TOKYO (AP): North Korean space agency officials say the country is developing a more advanced Earth observation satellite and are defending their right to conduct rocket launches whenever they see fit, despite protests by the United States and others that the launches are aimed primarily at honing military-use technologies.

The North launched its first and only satellite in 2012.

The claim that it is working on another, made in an interview last week with an AP Television crew in Pyongyang, comes amid a flurry of attention to the country's fledgling space agency, including a visit by leader Kim Jong Un to a new satellite control center that was repeatedly broadcast on North Korean TV early last month.

"We are developing a more advanced Earth observation satellite and when it's complete, before launching it, we will inform international organizations and other countries," Paek Chang Ho, vice director of the scientific research and development department of the North's space agency, said in the interview.

Paek did not provide further details of what the satellite will do, how close it is to completion, when development began or when the next launch might be.

Speculation the North may be planning a rocket launch to mark the 70th anniversary this October of the ruling Korean Workers Party heated up after the release of recent satellite imagery at North Korea's Sohae rocket launch site. Analysts at the US-Korea Institute at Johns Hopkins School of Advanced International Studies say the images show significant new construction.

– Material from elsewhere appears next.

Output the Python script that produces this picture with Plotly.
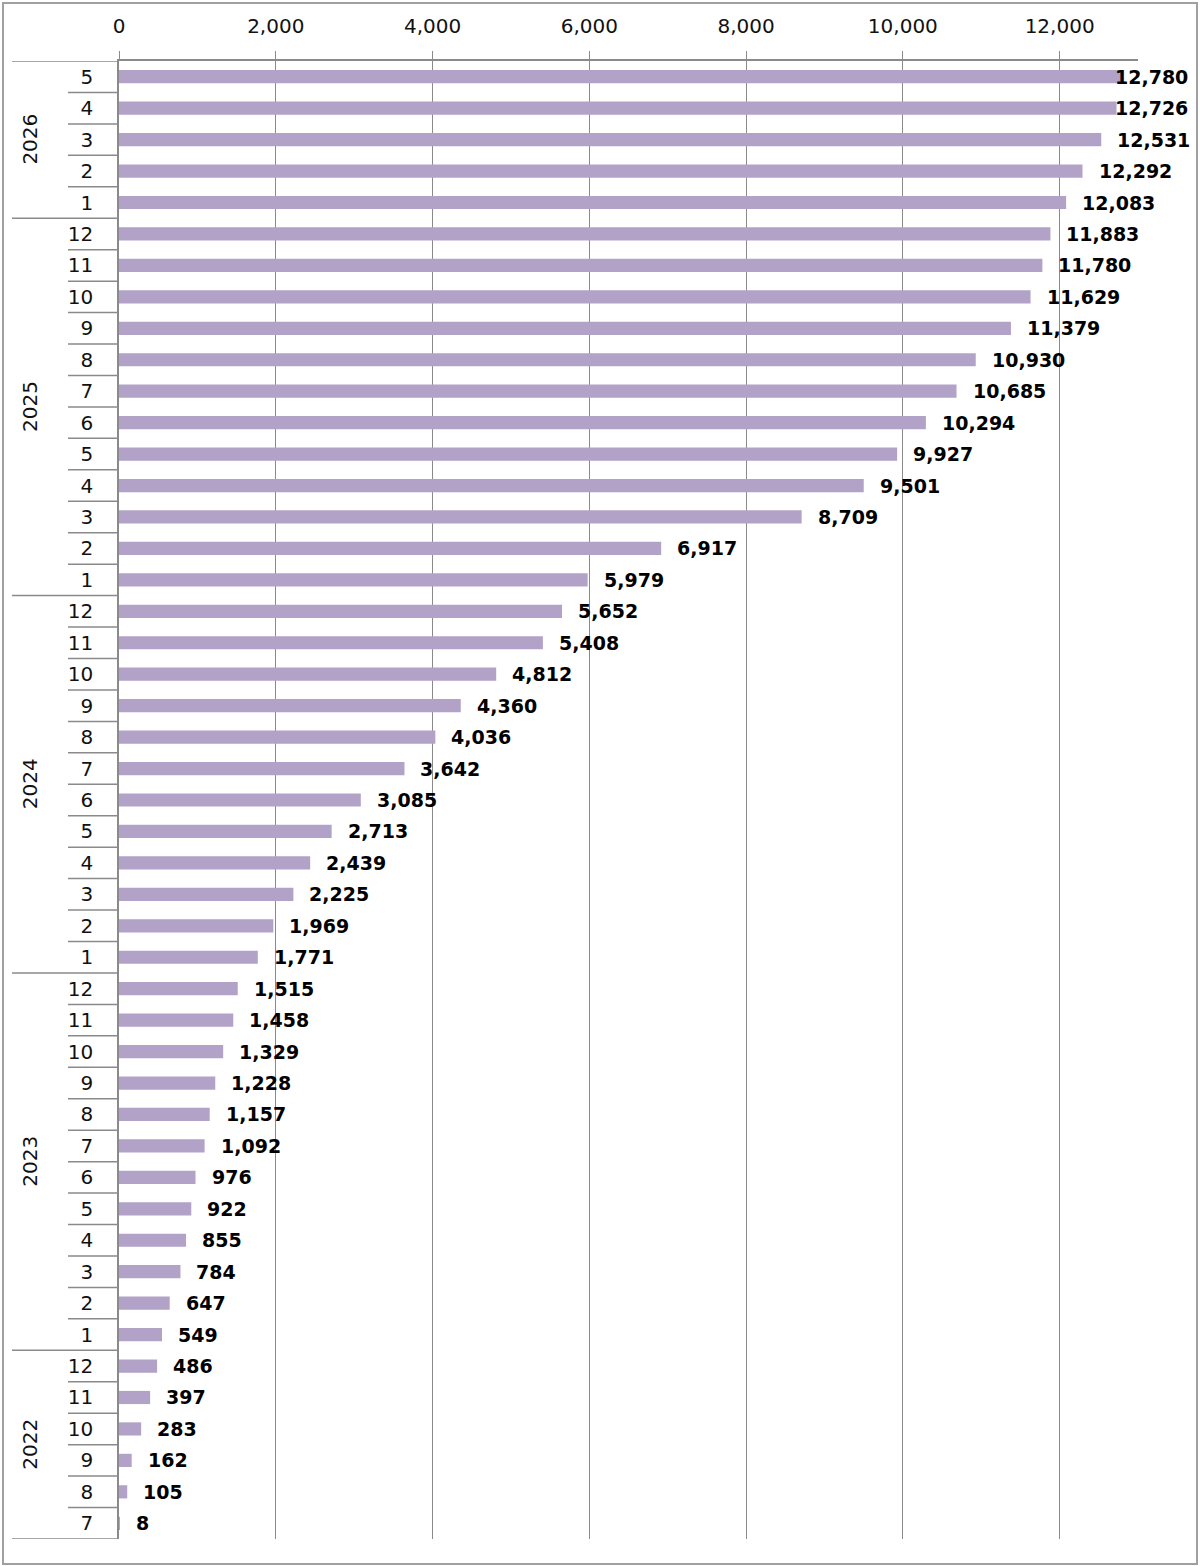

Concern has also been rising over North Korea's weapons development.

The North recently claimed it tested a new type of missile from a submarine and reiterated that it had built a nuclear warhead small enough to be mounted on a long-range missile.

Outside analysts are skeptical about both claims, but they believe the North has built a small but growing nuclear bomb arsenal and advanced its missile programme since international nuclear disarmament talks stalled in early 2009.

Paek, echoing the North's often-repeated public statements about its intentions, dismissed any linkage between the space programme and weapons development.

"Our National Aerospace Development Administration has peaceful objectives," he said. "America and its impure allies are always trying to persecute us ... We will continue launching satellites in the designated place when necessary and whether it is recognized or not. The high dignity of our republic will be exalted."